→ Data extract
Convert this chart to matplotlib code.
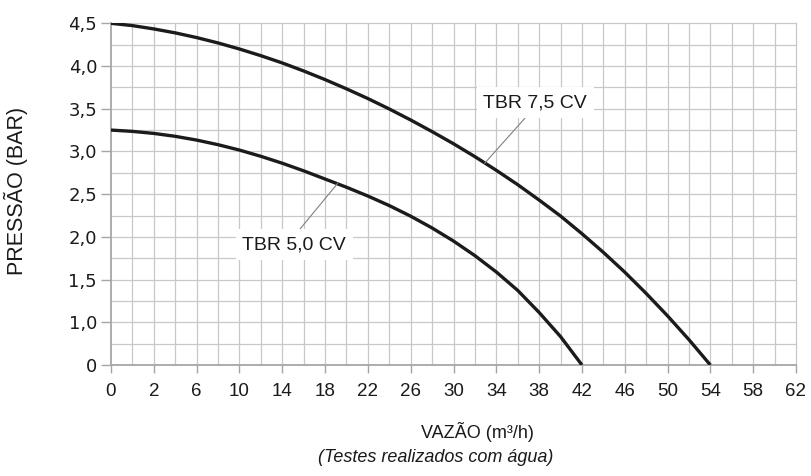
import numpy as np
import matplotlib
matplotlib.use("Agg")
import matplotlib.pyplot as plt

# ---- data ----
flow_ticks = [0, 2, 6, 10, 14, 18, 22, 26, 30, 34, 38, 42, 46, 50, 54, 58, 62]
pressure_ticks = [0, 1.0, 1.5, 2.0, 2.5, 3.0, 3.5, 4.0, 4.5]
pressure_labels = ["0", "1,0", "1,5", "2,0", "2,5", "3,0", "3,5", "4,0", "4,5"]

flow_75 = [0, 1, 2, 4, 6, 8, 10, 12, 14, 16, 18, 20, 22, 24, 26, 28, 30,
           32, 34, 36, 38, 40, 42, 44, 46, 48, 50, 52, 54]
pres_75 = [4.5, 4.473, 4.434, 4.388, 4.333, 4.270, 4.199, 4.121, 4.036,
           3.942, 3.841, 3.733, 3.619, 3.497, 3.368, 3.232, 3.090, 2.939,
           2.779, 2.611, 2.431, 2.244, 2.037, 1.819, 1.587, 1.338, 1.075,
           0.592, 0.0]

flow_50 = [0, 1, 2, 4, 6, 8, 10, 12, 14, 16, 18, 20, 22, 24, 26, 28, 30,
           32, 34, 36, 38, 40, 42]
pres_50 = [3.25, 3.235, 3.211, 3.177, 3.133, 3.079, 3.016, 2.943, 2.862,
           2.773, 2.677, 2.581, 2.478, 2.366, 2.242, 2.104, 1.951, 1.780,
           1.589, 1.373, 1.115, 0.665, 0.0]

label_75 = "TBR 7,5 CV"
label_50 = "TBR 5,0 CV"

plt.rcParams['font.family'] = ['Liberation Sans', 'DejaVu Sans']

# the chart's axes are spaced by tick label, not linearly
def xpos(v):
    return np.interp(v, flow_ticks, np.arange(len(flow_ticks)))

def ypos(p):
    return np.interp(p, pressure_ticks, np.arange(len(pressure_ticks)))

fig = plt.figure(figsize=(8.11, 4.76), dpi=100)
ax = fig.add_axes([111 / 811, 111 / 476, (796 - 111) / 811, (365 - 23.3) / 476])

nx = len(flow_ticks) - 1
ny = len(pressure_ticks) - 1
ax.set_xlim(0, nx)
ax.set_ylim(0, ny)

grid_c = "#c8c8c8"
for gx in np.arange(0.5, nx + 0.01, 0.5):
    ax.axvline(gx, color=grid_c, lw=0.9, zorder=1, clip_on=False)
for gy in np.arange(0.5, ny + 0.01, 0.5):
    ax.axhline(gy, color=grid_c, lw=0.9, zorder=1, clip_on=False)

for s in ["top", "right"]:
    ax.spines[s].set_visible(False)
for s in ["left", "bottom"]:
    ax.spines[s].set_color("#a6a6a6")
    ax.spines[s].set_linewidth(1.3)

ax.set_xticks(np.arange(nx + 1))
ax.set_xticklabels([str(v) for v in flow_ticks])
ax.set_yticks(np.arange(ny + 1))
ax.set_yticklabels(pressure_labels, fontfamily="DejaVu Sans")
ax.tick_params(axis="x", length=6, width=1.0, color="#a6a6a6", pad=7,
               labelsize=13.5, labelcolor="#1a1a1a")
ax.tick_params(axis="y", length=7, width=1.0, color="#a6a6a6", pad=3,
               labelsize=13, labelcolor="#1a1a1a")

curve_c = "#1c1a1a"
ax.plot(xpos(flow_75), ypos(pres_75), color=curve_c, lw=2.4,
        solid_joinstyle="round", solid_capstyle="butt", zorder=3)
ax.plot(xpos(flow_50), ypos(pres_50), color=curve_c, lw=2.4,
        solid_joinstyle="round", solid_capstyle="butt", zorder=3)

box = dict(boxstyle="square,pad=0.35", fc="white", ec="none")
ax.annotate(label_75, xy=(xpos(32.9), ypos(2.86)), xytext=(9.91, 6.14),
            ha="center", va="center", fontsize=14, color="#1a1a1a",
            bbox=box, zorder=4,
            arrowprops=dict(arrowstyle="-", color="#808080", lw=0.8,
                            shrinkA=0, shrinkB=0, relpos=(0.46, 0.0)))
ax.annotate(label_50, xy=(xpos(19.2), ypos(2.63)), xytext=(4.28, 2.82),
            ha="center", va="center", fontsize=14, color="#1a1a1a",
            bbox=box, zorder=4,
            arrowprops=dict(arrowstyle="-", color="#808080", lw=0.8,
                            shrinkA=0, shrinkB=0, relpos=(0.5, 1.0)))

ax.set_ylabel("PRESSÃO (BAR)", fontsize=15.5, color="#1a1a1a")
ax.yaxis.set_label_coords((28 - 111) / 685, (365 - 191) / 341.7)
fig.text(477 / 811, 1 - 432 / 476, "VAZÃO (m³/h)", ha="center", va="center",
         fontsize=13, color="#1a1a1a")
fig.text(436 / 811, 1 - 458 / 476, "(Testes realizados com água)",
         ha="center", va="center", fontsize=13, style="italic", color="#1a1a1a")

fig.savefig("out.png", dpi=100)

→ Required work
Begin at the top of the material above and output each line exactly, stopping after the line that holds "0.592, 0.0]". Leave out pictures.

→ Answer
Convert this chart to matplotlib code.
import numpy as np
import matplotlib
matplotlib.use("Agg")
import matplotlib.pyplot as plt

# ---- data ----
flow_ticks = [0, 2, 6, 10, 14, 18, 22, 26, 30, 34, 38, 42, 46, 50, 54, 58, 62]
pressure_ticks = [0, 1.0, 1.5, 2.0, 2.5, 3.0, 3.5, 4.0, 4.5]
pressure_labels = ["0", "1,0", "1,5", "2,0", "2,5", "3,0", "3,5", "4,0", "4,5"]

flow_75 = [0, 1, 2, 4, 6, 8, 10, 12, 14, 16, 18, 20, 22, 24, 26, 28, 30,
           32, 34, 36, 38, 40, 42, 44, 46, 48, 50, 52, 54]
pres_75 = [4.5, 4.473, 4.434, 4.388, 4.333, 4.270, 4.199, 4.121, 4.036,
           3.942, 3.841, 3.733, 3.619, 3.497, 3.368, 3.232, 3.090, 2.939,
           2.779, 2.611, 2.431, 2.244, 2.037, 1.819, 1.587, 1.338, 1.075,
           0.592, 0.0]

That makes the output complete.